Fundacion Solaridad is one such organization in Chile. Founded decades ago in a tumultuous political situation, it began with the mission “to increase the earnings, market insertion and social participation of those people, families and groups who, by their own efforts, seek to overcome poverty and improve their quality of life by producing handicrafts and non-industrial objects in autonomous workshops and microbusinesses.”
While the above image speaks towards a positive future, some of the images are more grim, depicting the scores of missing individuals and what happened to them during the reign of Pinochet.

Another group that I greatly admire is Fine Cell Work, who teaches needlepoint to inmates allowing them to acquire a skill as well as keeping them busy during downtime.
I get asked a lot why I think craft is political. To me the answer lies in the old adage that “the personal is political.” By expressing our inner discontent with the state of the outside world via creative paths, we rechannel those negative emotions into more positive ones. By choosing to make something with our own hands vs. buying something pre-made, we are creating our own tiny revolutions. (Yes, someone does make the wool -in most cases, because you can make your own!-, but if we choose to buy wool that’s produced ethically then we are helping handmade and ensuring the livelihoods of those like us) By walking into a store and saying “I can make that” and then recreating something similar, then we are becoming our own designers. By choosing to purchase something handmade by a person, we are raising a tiny fist to the big giant corporate world saying “creativity makes a difference.”
It makes a difference not only in our own lives in our own comfortable homes, but also in the lives of those who are not as lucky.


{ 4 comments… read them below or add one }
It’s not about craft, but have you checked out the book Design Anarchy?
Adbusters has it at https://secure.adbusters.org/orders/designanarchy/ It points to ways that design and art can negatively affect society and how we can look to design and aesthetics as a way to move towards a better future.
I think even beyond the implications of buying out by making something. Art and craft can have carefully and creatively constructed political meaning. Often it is a way to get people to look at things they’d otherwise ignore!

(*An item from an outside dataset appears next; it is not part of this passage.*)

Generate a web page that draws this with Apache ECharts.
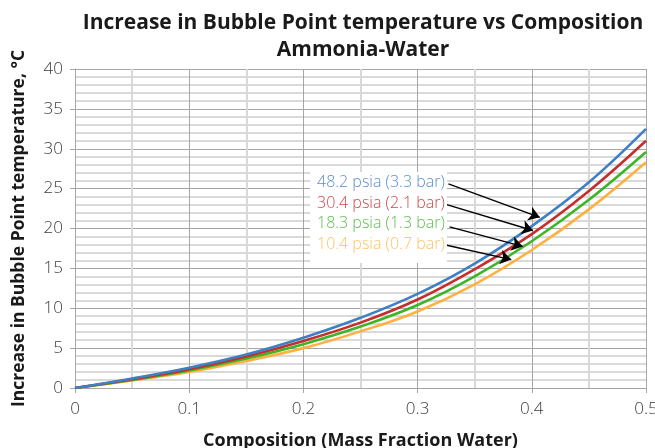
<!DOCTYPE html>
<html>
<head>
<meta charset="utf-8">
<script src="https://cdn.jsdelivr.net/npm/echarts@6/dist/echarts.min.js"></script>
<style>html,body{margin:0;padding:0;background:#fff}#c{width:655px;height:448px}</style>
</head>
<body>
<div id="c"></div>
<script>
// Composition (mass fraction water)
const composition = [0, 0.05, 0.10, 0.15, 0.20, 0.25, 0.30, 0.35, 0.40, 0.45, 0.50];
// Increase in bubble point temperature, °C
const psia48 = [0, 1.2, 2.55, 4.2, 6.3, 8.8, 11.8, 15.6, 20.3, 25.8, 32.5];
const psia30 = [0, 1.1, 2.35, 3.95, 5.9, 8.2, 11.1, 14.9, 19.3, 24.7, 31.0];
const psia18 = [0, 1.0, 2.2, 3.7, 5.5, 7.7, 10.4, 14.0, 18.4, 23.6, 29.6];
const psia10 = [0, 0.95, 2.0, 3.4, 5.0, 7.1, 9.6, 13.0, 17.3, 22.4, 28.3];
const seriesNames = ['48.2 psia (3.3 bar)', '30.4 psia (2.1 bar)', '18.3 psia (1.3 bar)', '10.4 psia (0.7 bar)'];
const xTicks = ['0', '0.1', '0.2', '0.3', '0.4', '0.5'];
// annotation arrows: [start x, start y] -> [tip x, tip y] in data units
const arrowStart = [[0.327, 25.6], [0.3255, 23.0], [0.328, 20.2], [0.3255, 17.9]];
const arrowTip = [[0.407, 21.4], [0.401, 19.75], [0.392, 17.75], [0.382, 16.1]];

const lineColors = ['#3f7fc4', '#c22f2c', '#3db526', '#ffb13f'];
const labelColors = ['#5b8fd0', '#d0474a', '#5cc04e', '#ffc264'];
const FONT = 'Open Sans';

const chart = echarts.init(document.getElementById('c'), null, {renderer: 'canvas'});
const allData = [psia48, psia30, psia18, psia10];
const series = allData.map((d, i) => ({
  name: seriesNames[i],
  type: 'line',
  data: composition.map((x, j) => [x, d[j]]),
  smooth: 0.4,
  showSymbol: false,
  lineStyle: {color: lineColors[i], width: 2.6},
  z: 5 - i
}));
series.push({
  type: 'lines',
  coordinateSystem: 'cartesian2d',
  symbol: ['none', 'arrow'],
  symbolSize: [0, 11],
  lineStyle: {color: '#000', width: 1.4, opacity: 1},
  data: arrowStart.map((s, i) => ({coords: [s, arrowTip[i]]})),
  z: 10
});

const textLines = seriesNames.map((n, i) => ({
  type: 'text',
  left: 317,
  top: 174.5 + i * 20.7,
  z: 20,
  style: {text: n, fill: labelColors[i], font: '300 16px "' + FONT + '"'}
}));

chart.setOption({
  animation: false,
  title: {
    text: 'Increase in Bubble Point temperature vs Composition\nAmmonia-Water',
    left: 358,
    top: 5,
    textAlign: 'center',
    textStyle: {fontFamily: FONT, fontWeight: 'bold', fontSize: 21, color: '#1a1a1a', lineHeight: 27}
  },
  grid: {left: 75, right: 9, top: 69, bottom: 60, containLabel: false, outerBoundsMode: 'none'},
  xAxis: {
    type: 'value', min: 0, max: 0.5, interval: 0.1,
    name: 'Composition (Mass Fraction Water)',
    nameLocation: 'middle', nameGap: 44,
    nameTextStyle: {fontFamily: FONT, fontWeight: 'bold', fontSize: 18, color: '#1a1a1a'},
    axisLine: {lineStyle: {color: '#a6a6a6', width: 1}},
    axisTick: {show: true, length: 5, lineStyle: {color: '#a6a6a6'}},
    axisLabel: {fontFamily: FONT, fontWeight: 300, fontSize: 17, color: '#404040', margin: 13,
      formatter: (v) => xTicks[Math.round(v * 10)]},
    splitLine: {show: true, lineStyle: {color: '#a6a6a6', width: 1}},
    minorTick: {show: false, splitNumber: 2},
    minorSplitLine: {show: true, lineStyle: {color: '#d9d9d9', width: 2}}
  },
  yAxis: {
    type: 'value', min: 0, max: 40, interval: 5,
    name: 'Increase in Bubble Point temperature, °C',
    nameLocation: 'middle', nameGap: 47,
    nameTextStyle: {fontFamily: FONT, fontWeight: 'bold', fontSize: 17.5, color: '#1a1a1a'},
    axisLine: {show: true, lineStyle: {color: '#a6a6a6', width: 1}},
    axisTick: {show: true, length: 5, lineStyle: {color: '#a6a6a6'}},
    axisLabel: {fontFamily: FONT, fontWeight: 300, fontSize: 17, color: '#404040', margin: 12},
    splitLine: {show: true, lineStyle: {color: '#a6a6a6', width: 1}},
    minorTick: {show: false, splitNumber: 5},
    minorSplitLine: {show: true, lineStyle: {color: '#d9d9d9', width: 2}}
  },
  graphic: [
    {type: 'rect', left: 310, top: 172, z: 15, shape: {width: 137, height: 91}, style: {fill: '#fff'}}
  ].concat(textLines),
  series: series
});
</script>
</body>
</html>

I was briefly involved with a very very cool art project called The Clothesline Project (http://www.clotheslineproject.org/).
This group goes to battered women’s shelters and other places of crisis and gives abuse survivors T-shirts to express their experiences on. The T-shirts then become a traveling art exhibit and are hung on clotheslines as a way of “airing the dirty laundry” within the community.
Each T-shirt is incredibly moving and a real piece of art, and I can tell you from my own experiences with it that this is craft truly making a difference, both in the healing of the survivors and in the education of the community.
I think craft as politics often pinpoints injustice far more than any politician or media release.
thank you for posting fine cell.
that blows my mind in the best possible way.